I started with the wassail (you know, for wassailing). Some people just spice, others claim it's a blend of brown ale and spiced cider. This is probably the longest ingredients list I've dealt with in my experience. Here's the recipe I used:

Batch #24
Winter Warbler Wassail
--7.25lb Scot. Golden Promise
--1.5lb Vienna
--0.5lb Caramunich
--0.5lb Amer. Special Roast
--2 oz British Chocolate
--8 oz Brown Sugar
--8 oz Honey (15min)
--1oz Kent Goldings 4.2%AA (60min)
--1oz Willamette 4.3%AA (30min)
--1/4tsp ginger
--1/4tsp nutmeg
--1/4oz sweet orange peel
--1 whole cinnamon stick
--1 whole clove
--2qts unfiltered apple juice
--1/4tsp Supermoss (10min)
--WLP005 British Ale, 1L starter
OG: 1.055
FG: 1.012
ABV: 7.7%ish?
IBU: 20-25

Mashed grains for ~70 minutes (forgot to start the mash-out water on time) at 154F in 3.5gal water (up to 4gal after temp adjustments).
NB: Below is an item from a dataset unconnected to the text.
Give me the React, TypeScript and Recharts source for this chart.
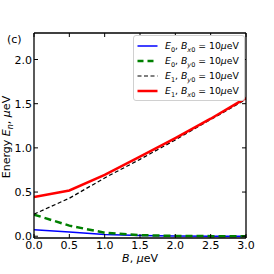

Extracted 6gal wort, mixed in brown sugar. Brought to a boil. After 15-20minutes (my timer stopped working...rargh!), added first bittering hops. I used whole hops today. Added second hops with 30 minutes to go, honey with 15, spices in a stainless steel tea ball for 5 minutes (crushed cinnamon into large pieces). After the ~75min boil, I had around 4.75gal of wort. Added the apple juice and pitched the yeast. Fermenting just under 70F. My efficiency came out to about 67%, but I'm not certain of the expected yields and need to calibrate my hydrometer (although it shouldn't be off by more than about 2 points).